### Dataset extract
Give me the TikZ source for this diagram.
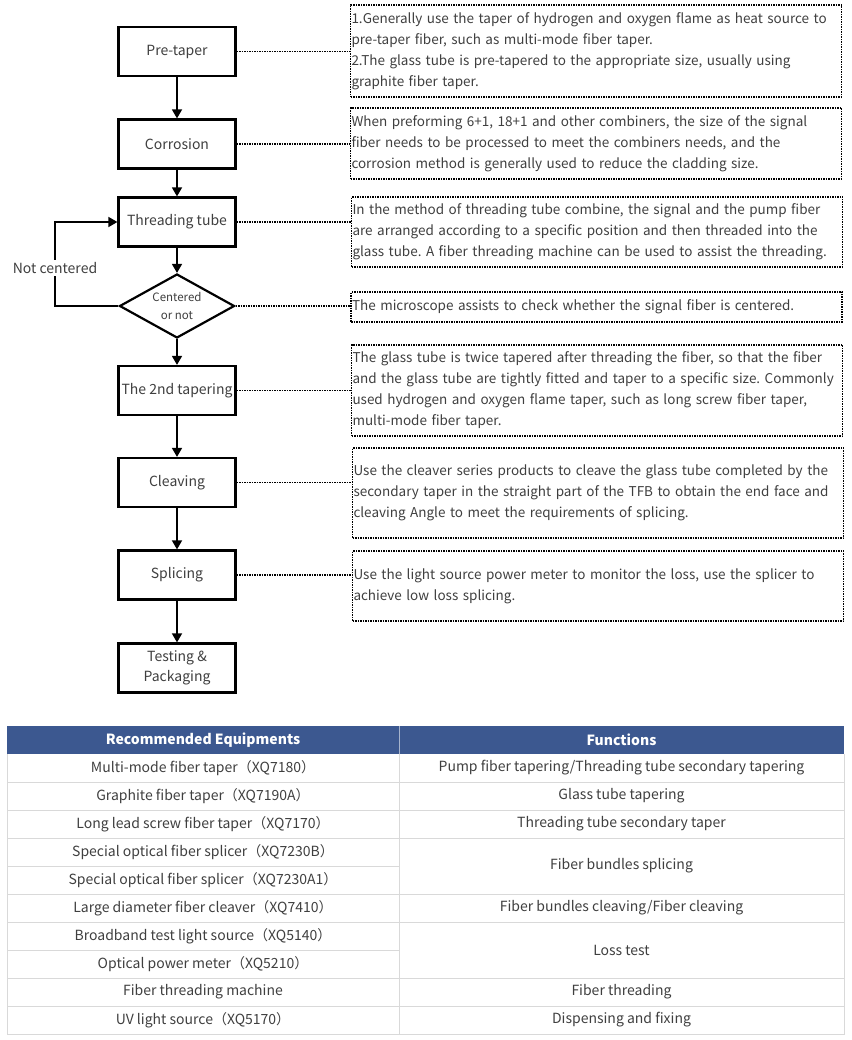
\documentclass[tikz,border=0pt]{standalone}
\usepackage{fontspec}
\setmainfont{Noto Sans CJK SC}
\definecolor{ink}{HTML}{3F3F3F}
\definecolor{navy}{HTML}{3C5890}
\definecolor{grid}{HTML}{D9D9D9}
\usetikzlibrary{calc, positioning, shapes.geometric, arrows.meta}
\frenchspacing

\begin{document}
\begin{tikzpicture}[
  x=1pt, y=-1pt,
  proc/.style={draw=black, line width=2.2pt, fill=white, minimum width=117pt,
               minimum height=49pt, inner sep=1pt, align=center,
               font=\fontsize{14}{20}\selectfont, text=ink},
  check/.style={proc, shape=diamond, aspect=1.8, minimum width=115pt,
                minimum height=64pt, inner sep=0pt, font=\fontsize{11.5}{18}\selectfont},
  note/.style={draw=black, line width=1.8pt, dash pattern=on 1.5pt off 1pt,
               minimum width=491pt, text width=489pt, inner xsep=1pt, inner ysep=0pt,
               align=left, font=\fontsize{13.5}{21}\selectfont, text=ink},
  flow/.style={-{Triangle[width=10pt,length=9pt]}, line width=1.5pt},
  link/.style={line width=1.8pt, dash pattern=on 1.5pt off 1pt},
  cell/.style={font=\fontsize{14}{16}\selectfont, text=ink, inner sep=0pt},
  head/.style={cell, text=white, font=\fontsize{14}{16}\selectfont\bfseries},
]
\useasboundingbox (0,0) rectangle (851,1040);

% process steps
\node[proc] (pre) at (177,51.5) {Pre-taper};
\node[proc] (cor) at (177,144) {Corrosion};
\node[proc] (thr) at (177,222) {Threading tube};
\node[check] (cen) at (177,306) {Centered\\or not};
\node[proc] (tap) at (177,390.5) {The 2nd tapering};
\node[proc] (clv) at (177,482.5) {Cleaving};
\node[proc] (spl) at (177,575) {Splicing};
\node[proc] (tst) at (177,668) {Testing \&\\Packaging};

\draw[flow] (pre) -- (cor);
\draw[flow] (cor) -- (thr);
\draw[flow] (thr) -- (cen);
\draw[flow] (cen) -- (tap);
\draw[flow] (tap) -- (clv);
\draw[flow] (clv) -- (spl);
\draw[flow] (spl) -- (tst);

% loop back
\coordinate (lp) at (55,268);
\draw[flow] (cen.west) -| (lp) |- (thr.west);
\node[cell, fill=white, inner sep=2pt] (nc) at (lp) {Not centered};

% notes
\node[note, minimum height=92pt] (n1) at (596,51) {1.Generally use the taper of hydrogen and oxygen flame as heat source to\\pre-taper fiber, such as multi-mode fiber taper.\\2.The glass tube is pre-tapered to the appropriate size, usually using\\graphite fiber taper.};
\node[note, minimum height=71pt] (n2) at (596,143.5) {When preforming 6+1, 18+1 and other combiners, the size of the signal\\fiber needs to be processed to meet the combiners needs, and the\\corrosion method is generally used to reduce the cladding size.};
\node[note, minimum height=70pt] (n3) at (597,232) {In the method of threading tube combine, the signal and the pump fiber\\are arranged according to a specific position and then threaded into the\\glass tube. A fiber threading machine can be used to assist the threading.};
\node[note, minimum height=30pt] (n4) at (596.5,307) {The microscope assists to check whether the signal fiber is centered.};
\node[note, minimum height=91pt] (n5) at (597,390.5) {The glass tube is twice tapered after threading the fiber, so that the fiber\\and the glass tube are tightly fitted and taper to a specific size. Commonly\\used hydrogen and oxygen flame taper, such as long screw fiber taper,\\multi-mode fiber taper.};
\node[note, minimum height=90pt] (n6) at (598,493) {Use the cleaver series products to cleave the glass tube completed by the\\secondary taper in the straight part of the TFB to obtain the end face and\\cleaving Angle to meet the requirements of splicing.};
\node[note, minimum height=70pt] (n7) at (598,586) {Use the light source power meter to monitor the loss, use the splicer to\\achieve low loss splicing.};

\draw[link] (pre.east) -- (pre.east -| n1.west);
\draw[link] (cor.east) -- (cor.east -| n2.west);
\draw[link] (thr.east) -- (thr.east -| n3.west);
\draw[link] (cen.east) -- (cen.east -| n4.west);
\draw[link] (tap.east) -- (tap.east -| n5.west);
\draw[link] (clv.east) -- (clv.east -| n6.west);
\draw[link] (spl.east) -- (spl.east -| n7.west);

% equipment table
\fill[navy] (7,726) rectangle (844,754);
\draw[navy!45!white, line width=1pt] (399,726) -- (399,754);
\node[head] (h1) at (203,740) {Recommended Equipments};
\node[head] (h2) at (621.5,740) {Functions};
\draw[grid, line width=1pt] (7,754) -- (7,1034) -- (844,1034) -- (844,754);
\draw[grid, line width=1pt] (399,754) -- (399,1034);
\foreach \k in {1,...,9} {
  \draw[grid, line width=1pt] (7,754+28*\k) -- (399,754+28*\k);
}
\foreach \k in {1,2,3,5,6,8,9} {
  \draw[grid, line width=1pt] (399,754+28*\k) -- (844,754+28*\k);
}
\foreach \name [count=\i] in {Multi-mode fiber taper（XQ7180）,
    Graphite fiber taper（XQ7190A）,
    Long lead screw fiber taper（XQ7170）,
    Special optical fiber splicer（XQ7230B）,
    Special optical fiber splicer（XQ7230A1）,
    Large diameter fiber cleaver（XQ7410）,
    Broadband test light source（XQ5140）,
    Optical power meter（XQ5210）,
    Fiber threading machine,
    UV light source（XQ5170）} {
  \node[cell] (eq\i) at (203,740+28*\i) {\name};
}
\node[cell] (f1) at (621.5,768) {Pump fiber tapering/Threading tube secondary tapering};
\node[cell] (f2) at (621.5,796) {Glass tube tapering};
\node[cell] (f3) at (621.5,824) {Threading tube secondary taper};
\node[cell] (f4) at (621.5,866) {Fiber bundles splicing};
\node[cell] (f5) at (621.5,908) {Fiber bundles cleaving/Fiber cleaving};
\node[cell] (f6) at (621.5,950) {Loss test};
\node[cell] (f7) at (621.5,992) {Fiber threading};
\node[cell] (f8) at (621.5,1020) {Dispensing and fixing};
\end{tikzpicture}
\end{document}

### Task instructions
Pictures are to be left out; repeat all the remaining data exactly.

### Reply
Give me the TikZ source for this diagram.
\documentclass[tikz,border=0pt]{standalone}
\usepackage{fontspec}
\setmainfont{Noto Sans CJK SC}
\definecolor{ink}{HTML}{3F3F3F}
\definecolor{navy}{HTML}{3C5890}
\definecolor{grid}{HTML}{D9D9D9}
\usetikzlibrary{calc, positioning, shapes.geometric, arrows.meta}
\frenchspacing

\begin{document}
\begin{tikzpicture}[
  x=1pt, y=-1pt,
  proc/.style={draw=black, line width=2.2pt, fill=white, minimum width=117pt,
               minimum height=49pt, inner sep=1pt, align=center,
               font=\fontsize{14}{20}\selectfont, text=ink},
  check/.style={proc, shape=diamond, aspect=1.8, minimum width=115pt,
                minimum height=64pt, inner sep=0pt, font=\fontsize{11.5}{18}\selectfont},
  note/.style={draw=black, line width=1.8pt, dash pattern=on 1.5pt off 1pt,
               minimum width=491pt, text width=489pt, inner xsep=1pt, inner ysep=0pt,
               align=left, font=\fontsize{13.5}{21}\selectfont, text=ink},
  flow/.style={-{Triangle[width=10pt,length=9pt]}, line width=1.5pt},
  link/.style={line width=1.8pt, dash pattern=on 1.5pt off 1pt},
  cell/.style={font=\fontsize{14}{16}\selectfont, text=ink, inner sep=0pt},
  head/.style={cell, text=white, font=\fontsize{14}{16}\selectfont\bfseries},
]
\useasboundingbox (0,0) rectangle (851,1040);

% process steps
\node[proc] (pre) at (177,51.5) {Pre-taper};
\node[proc] (cor) at (177,144) {Corrosion};
\node[proc] (thr) at (177,222) {Threading tube};
\node[check] (cen) at (177,306) {Centered\\or not};
\node[proc] (tap) at (177,390.5) {The 2nd tapering};
\node[proc] (clv) at (177,482.5) {Cleaving};
\node[proc] (spl) at (177,575) {Splicing};
\node[proc] (tst) at (177,668) {Testing \&\\Packaging};

\draw[flow] (pre) -- (cor);
\draw[flow] (cor) -- (thr);
\draw[flow] (thr) -- (cen);
\draw[flow] (cen) -- (tap);
\draw[flow] (tap) -- (clv);
\draw[flow] (clv) -- (spl);
\draw[flow] (spl) -- (tst);

% loop back
\coordinate (lp) at (55,268);
\draw[flow] (cen.west) -| (lp) |- (thr.west);
\node[cell, fill=white, inner sep=2pt] (nc) at (lp) {Not centered};

% notes
\node[note, minimum height=92pt] (n1) at (596,51) {1.Generally use the taper of hydrogen and oxygen flame as heat source to\\pre-taper fiber, such as multi-mode fiber taper.\\2.The glass tube is pre-tapered to the appropriate size, usually using\\graphite fiber taper.};
\node[note, minimum height=71pt] (n2) at (596,143.5) {When preforming 6+1, 18+1 and other combiners, the size of the signal\\fiber needs to be processed to meet the combiners needs, and the\\corrosion method is generally used to reduce the cladding size.};
\node[note, minimum height=70pt] (n3) at (597,232) {In the method of threading tube combine, the signal and the pump fiber\\are arranged according to a specific position and then threaded into the\\glass tube. A fiber threading machine can be used to assist the threading.};
\node[note, minimum height=30pt] (n4) at (596.5,307) {The microscope assists to check whether the signal fiber is centered.};
\node[note, minimum height=91pt] (n5) at (597,390.5) {The glass tube is twice tapered after threading the fiber, so that the fiber\\and the glass tube are tightly fitted and taper to a specific size. Commonly\\used hydrogen and oxygen flame taper, such as long screw fiber taper,\\multi-mode fiber taper.};
\node[note, minimum height=90pt] (n6) at (598,493) {Use the cleaver series products to cleave the glass tube completed by the\\secondary taper in the straight part of the TFB to obtain the end face and\\cleaving Angle to meet the requirements of splicing.};
\node[note, minimum height=70pt] (n7) at (598,586) {Use the light source power meter to monitor the loss, use the splicer to\\achieve low loss splicing.};

\draw[link] (pre.east) -- (pre.east -| n1.west);
\draw[link] (cor.east) -- (cor.east -| n2.west);
\draw[link] (thr.east) -- (thr.east -| n3.west);
\draw[link] (cen.east) -- (cen.east -| n4.west);
\draw[link] (tap.east) -- (tap.east -| n5.west);
\draw[link] (clv.east) -- (clv.east -| n6.west);
\draw[link] (spl.east) -- (spl.east -| n7.west);

% equipment table
\fill[navy] (7,726) rectangle (844,754);
\draw[navy!45!white, line width=1pt] (399,726) -- (399,754);
\node[head] (h1) at (203,740) {Recommended Equipments};
\node[head] (h2) at (621.5,740) {Functions};
\draw[grid, line width=1pt] (7,754) -- (7,1034) -- (844,1034) -- (844,754);
\draw[grid, line width=1pt] (399,754) -- (399,1034);
\foreach \k in {1,...,9} {
  \draw[grid, line width=1pt] (7,754+28*\k) -- (399,754+28*\k);
}
\foreach \k in {1,2,3,5,6,8,9} {
  \draw[grid, line width=1pt] (399,754+28*\k) -- (844,754+28*\k);
}
\foreach \name [count=\i] in {Multi-mode fiber taper（XQ7180）,
    Graphite fiber taper（XQ7190A）,
    Long lead screw fiber taper（XQ7170）,
    Special optical fiber splicer（XQ7230B）,
    Special optical fiber splicer（XQ7230A1）,
    Large diameter fiber cleaver（XQ7410）,
    Broadband test light source（XQ5140）,
    Optical power meter（XQ5210）,
    Fiber threading machine,
    UV light source（XQ5170）} {
  \node[cell] (eq\i) at (203,740+28*\i) {\name};
}
\node[cell] (f1) at (621.5,768) {Pump fiber tapering/Threading tube secondary tapering};
\node[cell] (f2) at (621.5,796) {Glass tube tapering};
\node[cell] (f3) at (621.5,824) {Threading tube secondary taper};
\node[cell] (f4) at (621.5,866) {Fiber bundles splicing};
\node[cell] (f5) at (621.5,908) {Fiber bundles cleaving/Fiber cleaving};
\node[cell] (f6) at (621.5,950) {Loss test};
\node[cell] (f7) at (621.5,992) {Fiber threading};
\node[cell] (f8) at (621.5,1020) {Dispensing and fixing};
\end{tikzpicture}
\end{document}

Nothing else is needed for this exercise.